How will your project benefit Los Angeles?

There is an exciting groundswell of entrepreneurship and innovation in Los Angeles that must be extended to our city’s low income youth. Youth in Los Angeles who live in under-resourced neighborhoods suffer at the crossroads of two major crises affecting our city: the education crisis and the economic crisis. These crises disproportionately affect our city's African-American and Latino communities, who bear the burden of struggling schools and a depressed local economy, where better paying employment is difficult to find. When a segment of our population is cut off from full participation in the economy, the broader community suffers.

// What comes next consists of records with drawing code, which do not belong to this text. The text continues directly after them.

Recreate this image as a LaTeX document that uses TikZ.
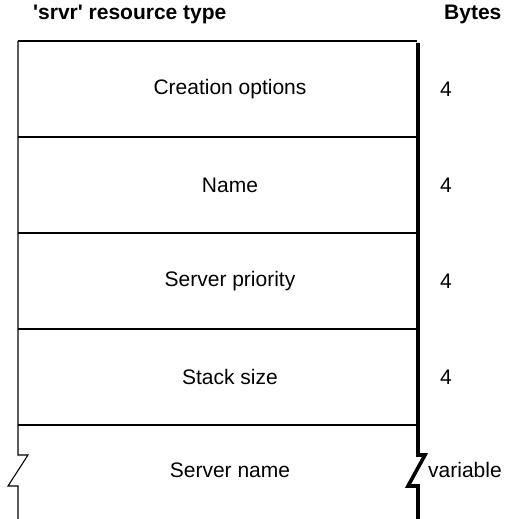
\documentclass[tikz,border=0pt]{standalone}
\usepackage{fontspec}
\setmainfont{Liberation Sans}
\begin{document}
\begin{tikzpicture}[x=1pt,y=-1pt,
  lbl/.style={font=\fontsize{21}{24}\selectfont, inner sep=0pt},
  hdr/.style={font=\fontsize{21}{24}\selectfont\bfseries, inner sep=0pt, anchor=base west},
  thin/.style={line width=1.1pt},
  thick/.style={line width=3.6pt}]
\useasboundingbox (0,0) rectangle (508,519);
% header
\node[hdr] (h1) at (33,20) {\textquotesingle srvr\textquotesingle\ resource type};
\node[hdr] (h2) at (444,20) {Bytes};
% left border with break
\draw[thin] (18,41) -- (18,455) -- (28,455) -- (8,486) -- (18,486) -- (18,519);
% top border
\draw[thin] (18,41) -- (417,41);
% right border (thick)
\draw[thick, line join=miter] (418,43) -- (418,455) -- (425,455) -- (408,486) -- (418,486) -- (418,519);
% dividers
\foreach \y in {137,233,329,425} \draw[thin] (18,\y) -- (416,\y);
% labels
\node[lbl] (r1) at (230,89) {Creation options};
\node[lbl] (r2) at (230,185) {Name};
\node[lbl] (r3) at (230,281) {Server priority};
\node[lbl] (r4) at (230,377) {Stack size};
\node[lbl] (r5) at (230,470) {Server name};
\node[lbl, anchor=west] (b1) at (440,89) {4};
\node[lbl, anchor=west] (b2) at (440,185) {4};
\node[lbl, anchor=west] (b3) at (440,281) {4};
\node[lbl, anchor=west] (b4) at (440,377) {4};
\node[lbl, anchor=west] (b5) at (428,470) {variable};
\end{tikzpicture}
\end{document}
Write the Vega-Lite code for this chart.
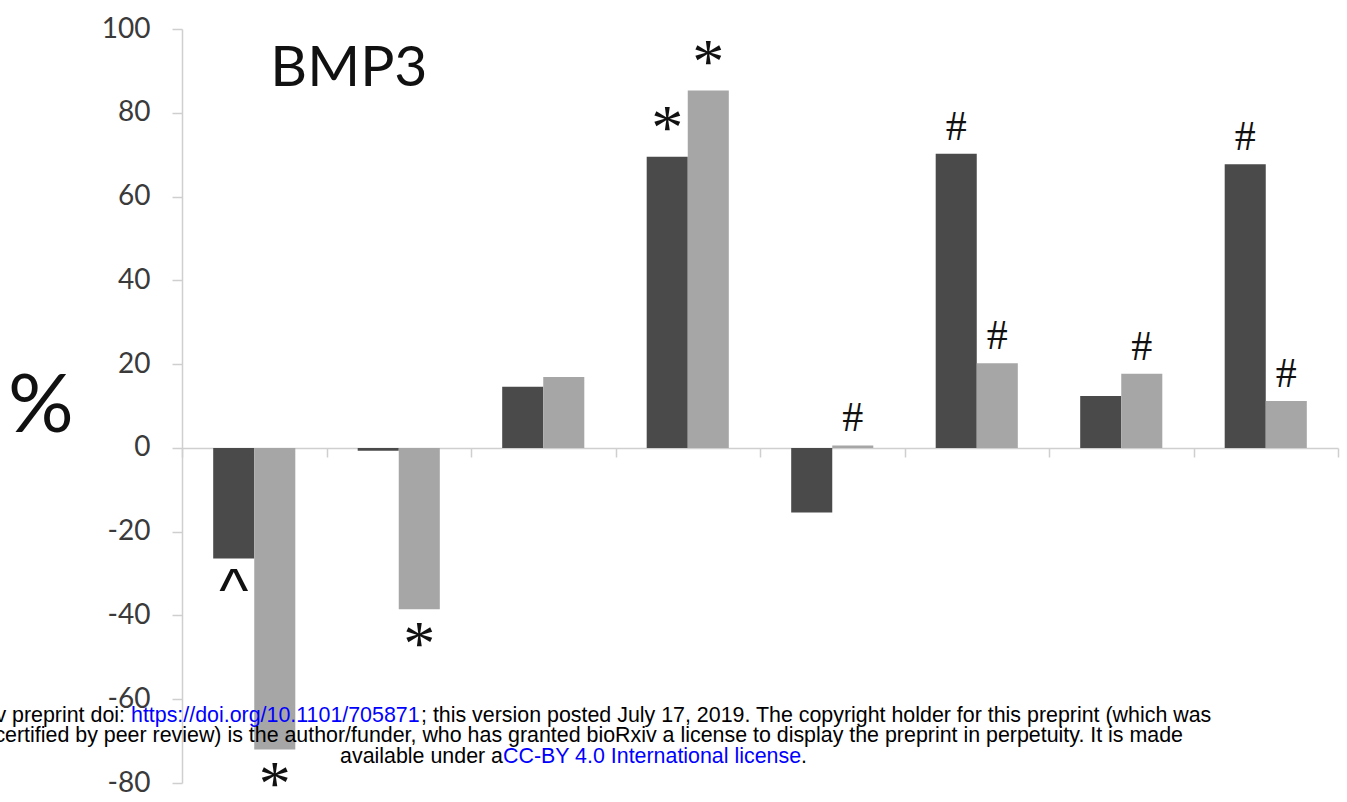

A youth innovation conference specifically targeting our low-income youth works at the intersection of these crises to provide a fresh outlook for youth confronted by their community’s challenges. By directing resources and opportunities toward these under-served youth, our goal is to educate and motivate students to adopt an entrepreneurial vision for their own future. This conference will introduce students to the skills necessary for entrepreneurship (project planning, future forecasting, opportunity recognition, financial planning, public speaking, negotiating), and our digital library of resources will serve as a lasting source of information to enable our youth to think beyond their environment and to pursue opportunities that help them realize their full potential.

What would success look like in the year 2050 regarding your indicator?

In 2050, our vision is that self-employment for youth in low-income communities exists as a recognized and viable alternative to seeking a traditional job, and youth unemployment rates have declined significantly. Meaningful educational tools, seed funding, mentorship and role models are readily available to youth in low-income communities who wish to pursue an entrepreneurial path.